First, we had to find a place to meet. Dan’s father was the director of the YMCA. So with that contact we began making plans to have our first church service in the Y’s main conference room. It did not have the warm fuzzies that one would have liked. The entrance to the room was “fragranced” by the rest rooms that were adjacent to it.
We put a notice in the Prague Post and our first meeting was held Sunday, October 11, 1992 at 6:00 PM. Our first service had 19 present. We chose to have an evening service, because many of those coming also wanted to go to different Czech churches in the morning. We also served sandwiches and beverages after the service. It was a great time of fellowship. We met there for about a year.
One of our regular attendees was Dr. Miloš Jokl. He taught at the engineering university which owned Bethlehem Chapel. Because of Dr. Jokl’s excellent contacts, we moved the evening service to Bethlehem Chapel. To meet in that place, with its history of blood, was a sobering experience. Every time we met there, we were reminded of the high cost many who had preceded us had paid to follow “the Truth” of which Jan Hus so eloquently spoke.
However, that was one of the most sought after meeting sites in Prague. Its acoustics were such that orchestras loved to play in there and we ran into more than a few scheduling conflicts.
After a year there, we began to have two meetings on Sunday, both a morning and evening meeting. We met at a Brethren church in the morning after they had their services and at a Baptist church in the evening. There was always something special that God had for us. Finally, we moved to the Methodist church on Ječná street where we met on Sunday afternoons. We met in the smaller of their two assembly halls. It was always a dream to expand into the larger hall.

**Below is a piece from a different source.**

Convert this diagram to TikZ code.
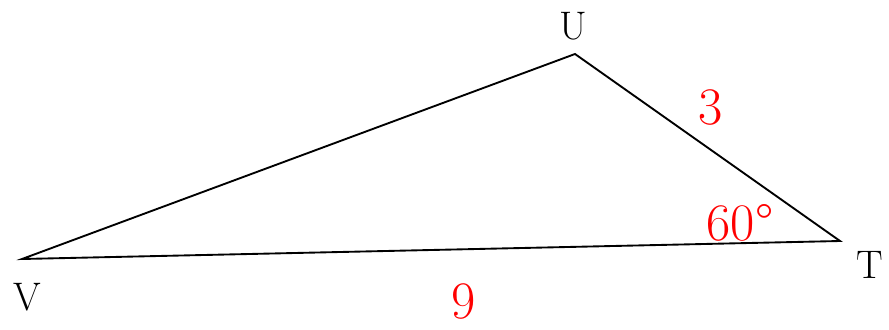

We can only praise God that now, under John’s and Kelsie’s leadership that the church has grown to that place.
(It is interesting that the larger of the two halls where the church now meets is the place where the first “Christian Conference” took place in 1988. Eighteen of the nineteen denominations that were in Czechoslovakia at the time had representatives there. As the singing and preaching went out the open windows, an office worker from across the street heard the good news of Jesus and came and prayed with someone for salvation.)
Back in the fall of 1992 John Mullen came to Prague with a Vineyard missions team to work with KSP. In the fall of 1995 we meet John Mullen on his way back from a missions trip in Siberia. After hearing his heart and spending a week together, we asked him to seek the Lord about coming to Pastor PCF. We turned the church over to David and Linda Snell (as interim pastors until John arrived) in January of 1996. David and Linda turned the church over to John and Kelsie Mullen the last Sunday of 1996 (although David remained as an elder for some time). John and Kelsie have continued to lead the church since.